Des menaces de mort contre le ministre
Le gouvernement de Nouvelle-Galles du Sud a lancé une enquête sur l’hécatombe de poissons. Les politiciens locaux, eux, réfutent les accusations selon lesquelles la catastrophe aurait eu lieu après une surextraction d’eau.
Photo prise par notre Observateur : des poissons morts dans une chambre froide. Selon lui, les pêcheurs ne sont pas autorisés à pêcher des poissons de plus de 75cm.
Niall Blair, ministre des industries primaires de la Nouvelle-Galles du Sud, a affirmé que la sécheresse avait dégradé la qualité de l'eau. "Ce dont nous devons nous souvenir, c'est qu'en année normale, environ 4 000 gigalitres entrent dans le système", a-t-il déclaré lors d'une conférence de presse. "Au cours des six premiers mois de cette année d'irrigation, nous avons vu entrer 30 gigalitres."

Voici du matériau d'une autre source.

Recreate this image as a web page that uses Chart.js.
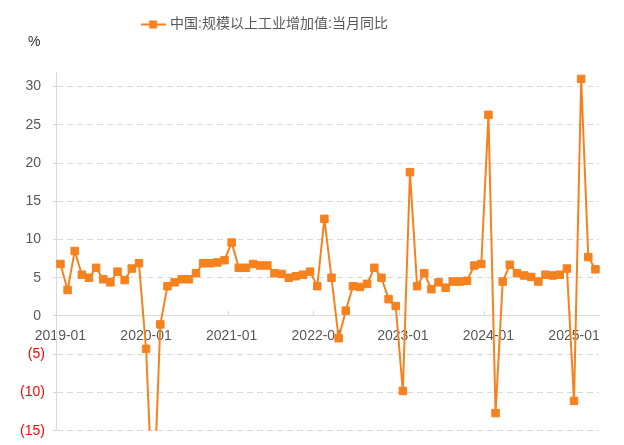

Cette semaine, il s’est retrouvé sous le feu des critiques après avoir ignoré les habitants qui s'étaient rassemblés mercredi près de la rivière pour lui poser des questions. Le ministre a évoqué des problèmes de sécurité et assuré avoir reçu des menaces de mort sur les réseaux sociaux.
Certains habitants accusent également l’industrie cotonnière d’avoir utilisé de l’eau pour irriguer ses cultures. Le directeur général de l’instance de représentation des producteurs Cotton Australia, Michael Murray, a répondu aux accusations en déclarant que l’industrie du coton en avait assez d’être le “bouc émissaire” des problèmes engendrés par l’extrême sécheresse dans la région. Il a rappelé à ces détracteurs que le secteur du coton avait également été durement touché par les rudes conditions météorologiques qui pourraient diviser la production de 2019 par deux par rapport à 2018.
Environ 10 000 poissons avaient déjà été retrouvés morts fin décembre un peu plus en amont de la rivière. Pour les experts, si les fortes chaleurs persistent, elles continueront à décimer les espèces de poissons indigènes du bassin Murray-Darling.